When I received the revised essays, I reviewed them along with my wife (also a professional writer) and my daughter, the author. The reviews were done blind, without indicating the source of any of the edits, and we all rated each essay on a 1 to 10 scale. I also threw in a copy that I roughly edited. For the sake of comparison, the raw essay scored an average of 4.8, while my edit garnered a 6.9.
Here’s what the various services cost, and how well they performed.
Total price: $13.91, 48-hour turnaround promised. Edit received within 24 hours.

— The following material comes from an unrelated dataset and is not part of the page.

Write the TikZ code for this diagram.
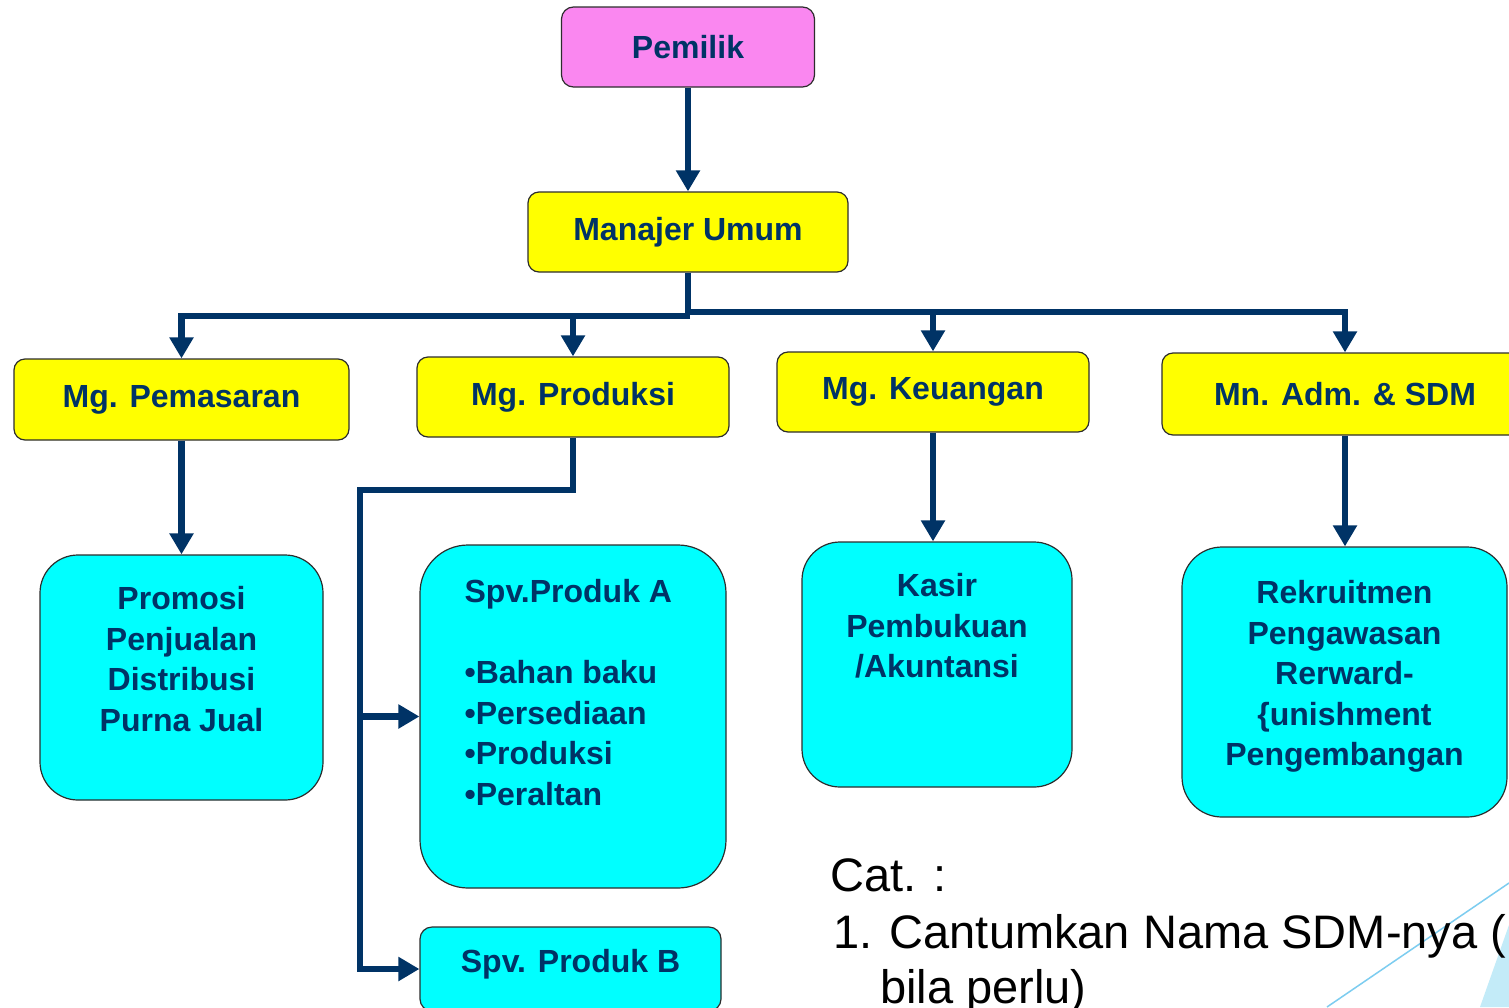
\documentclass[tikz,border=0pt]{standalone}
\usepackage{fontspec}
\setmainfont{Liberation Sans}
\usetikzlibrary{arrows.meta,positioning}

\definecolor{navy}{RGB}{0,51,102}
\definecolor{ownerpink}{RGB}{250,135,240}
\definecolor{mgyellow}{RGB}{255,255,0}
\definecolor{taskcyan}{RGB}{0,255,255}
\definecolor{edgegrey}{RGB}{45,45,45}
\definecolor{slideblue}{RGB}{125,205,240}
\definecolor{slidefill}{RGB}{195,235,248}

\begin{document}
\begin{tikzpicture}[
            x=1pt, y=-1pt,
            >={Triangle[width=23pt,length=21pt]},
            box/.style={draw=edgegrey, line width=1.2pt, inner sep=0pt, text=navy,
                font=\bfseries\fontsize{32}{40.5}\selectfont},
            mgbox/.style={box, fill=mgyellow, rounded corners=11pt, minimum height=80pt},
            taskbox/.style={box, fill=taskcyan},
            tasktext/.style={inner sep=0pt, text=navy, align=center,
                font=\bfseries\fontsize{32}{40.5}\selectfont},
            link/.style={->, draw=navy, line width=6.8pt},
            note/.style={inner sep=0pt, align=left, font=\fontsize{47}{55}\selectfont}
        ]
            \useasboundingbox (0,0) rectangle (1509,1007);
            \fill[white] (0,0) rectangle (1509,1007);
            \clip (0,0) rectangle (1509,1007);

            % slide corner
            \fill[slidefill] (1480,1007) -- (1509,925) -- (1509,1007) -- cycle;
            \draw[slideblue, line width=1.5pt] (1327,1007) -- (1509,883);

            \node[box, fill=ownerpink, rounded corners=12pt, minimum width=253pt, minimum height=80pt] (pemilik) at (688,47) {Pemilik};
            \node[mgbox, minimum width=320pt] (manajer) at (688,232) {Manajer Umum};

            \node[mgbox, minimum width=335pt, minimum height=81pt] (pemasaran) at (181.5,399.5) {Mg. Pemasaran};
            \node[mgbox, minimum width=312pt] (produksi) at (573,397) {Mg. Produksi};
            \node[mgbox, minimum width=312pt] (keuangan) at (933,392) {Mg. Keuangan};
            \node[mgbox, minimum width=366pt, minimum height=82pt] (adm) at (1345,394) {Mn. Adm. \& SDM};

            \node[taskbox, rounded corners=38pt, minimum width=283pt, minimum height=245pt] (promosi) at (181.5,677.5) {};
            \node[tasktext, below=32pt of promosi.north] (promosiText) {Promosi\\Penjualan\\Distribusi\\Purna Jual};

            \node[taskbox, rounded corners=48pt, minimum width=306pt, minimum height=343pt] (spvA) at (573,716.5) {};
            \node[tasktext, align=left, below right=35pt and 45pt of spvA.north west] (spvAText) {Spv.Produk A\\[40.5pt]•Bahan baku\\•Persediaan\\•Produksi\\•Peraltan};

            \node[taskbox, rounded corners=12pt, minimum width=301pt, minimum height=84pt] (spvB) at (570.5,969) {};
            \node[tasktext, below=23pt of spvB.north] (spvBText) {Spv. Produk B};

            \node[taskbox, rounded corners=38pt, minimum width=270pt, minimum height=245pt] (kasir) at (937,664.5) {};
            \node[tasktext, below=32pt of kasir.north] (kasirText) {Kasir\\Pembukuan\\/Akuntansi};

            \node[taskbox, rounded corners=40pt, minimum width=325pt, minimum height=270pt] (rekrut) at (1344.5,682) {};
            \node[tasktext, below=34pt of rekrut.north] (rekrutText) {Rekruitmen\\Pengawasan\\Rerward-\\\{unishment\\Pengembangan};

            \draw[link] (pemilik) -- (manajer);

            \coordinate (hubL) at (690,316);
            \coordinate (hubR) at (688,312);
            \draw[link] (manajer.south) -- (hubR) -| (adm.north);
            \draw[link] (hubR) -| (keuangan.north);
            \draw[link] (hubL) -| (pemasaran.north);
            \draw[link] (hubL -| produksi.north) -- (produksi.north);

            \draw[link] (pemasaran) -- (promosi);
            \draw[link] (keuangan.south) -- (keuangan.south |- kasir.north);
            \draw[link] (adm.south) -- (adm.south |- rekrut.north);

            \coordinate (spine) at (360,490);
            \draw[link] (produksi.south) |- (spine) |- (spvB.west);
            \draw[link] (spine |- spvA.west) -- (spvA.west);

            \node[note, anchor=north west] (catNote) at (830,858) {Cat. :};
            \node[note, anchor=north west] (catItem) at (833,914) {1. Cantumkan Nama SDM-nya (\\\hspace*{47pt}bila perlu)};
        \end{tikzpicture}
\end{document}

Scribendi offers seven different turnaround time tiers, but its 72-hour and one-week turnarounds were the same price as the 48-hour turnaround. A four-hour turnaround was quoted at $28.53. Scribendi returned both a changes-tracked version of the document and a “clean” version with all edits accepted. Scribendi’s edit was not just the fastest, it was incredibly thorough—almost nitpicky—with 16 comments or prompts to the writer suggesting avenues for additional content or revisions that were beyond the scope of a simple edit. Oddly, the final edit didn’t resonate with readers, who largely felt it was somewhat awkward and clunky in its overall flow. That said, the editor’s notes and the service’s overall speed were a big plusses.
Readers’ rating: 5.0
Total price: $13.90, three-day turnaround promised. Edit received after two days.
Elite Editing has an Advanced Editing service for $40, but the $13.90 plan I chose offers only “basic editing,” which doesn’t include “suggested rewrites to eliminate awkward phrasing, repetition, passive voice, etc.” and “taking into account your original assignment.” Three days is the standard turnaround; one-day turnaround for the Basic Editing plan would have cost $19.90. The site crashed when I checked out, but my payment and submission both went through successfully. As promised, Elite’s edit was indeed basic. Its editor made the fewest changes of any of the services and left only three comments, one of which was about whether the use of indentations and double-spacing was appropriate. While Elite’s edits were correct, they weren’t terribly deep—although that was enough to propel it to a second-place finish from the readers.
Readers’ rating: 5.7
Total price: $15.32, five-day turnaround promised. Edit received after four days.
Wordvice has eight different pricing tiers, with rates as low as 4 cents per word for a seven-day turnaround, though that tier was limited to materials longer than 3,000 words. The five-day turnaround tier was only marginally more expensive. When I received Wordvice’s edited document, I was offered an upsell for a “second look” (basically another edit) for 30 percent off. Wordvice’s embedded commentary was nearly as thorough as Scribendi’s, though Wordvice was less obsessive over grammar and more focused on overall clarity. Turns out that was the right move: Wordvice’s edit was the overall favorite of the quartet, and the finished draft reads cleanly and clearly.
Readers’ rating: 6.3
Total price: $31.33, seven-day turnaround promised. Edit received after four days.
Scribbr initially quoted a price of $25.36, but I shelled out an extra $6 for both the “structure check” and “clarity check” options, despite not really understanding what those were. Prices include a 2 percent surcharge for using a credit card. For those in a hurry, 24-hour turnaround doubles the price. Scribbr seems more focused on editing academic coursework essays than admissions essays, with a relatively formal structure applied to its edits (removing contractions completely, for example). Editor’s commentary was sparse, though on target. This draft was the most divisive of the services, earning high marks from my wife but very low marks from my daughter, who thought it stripped the writing of her voice.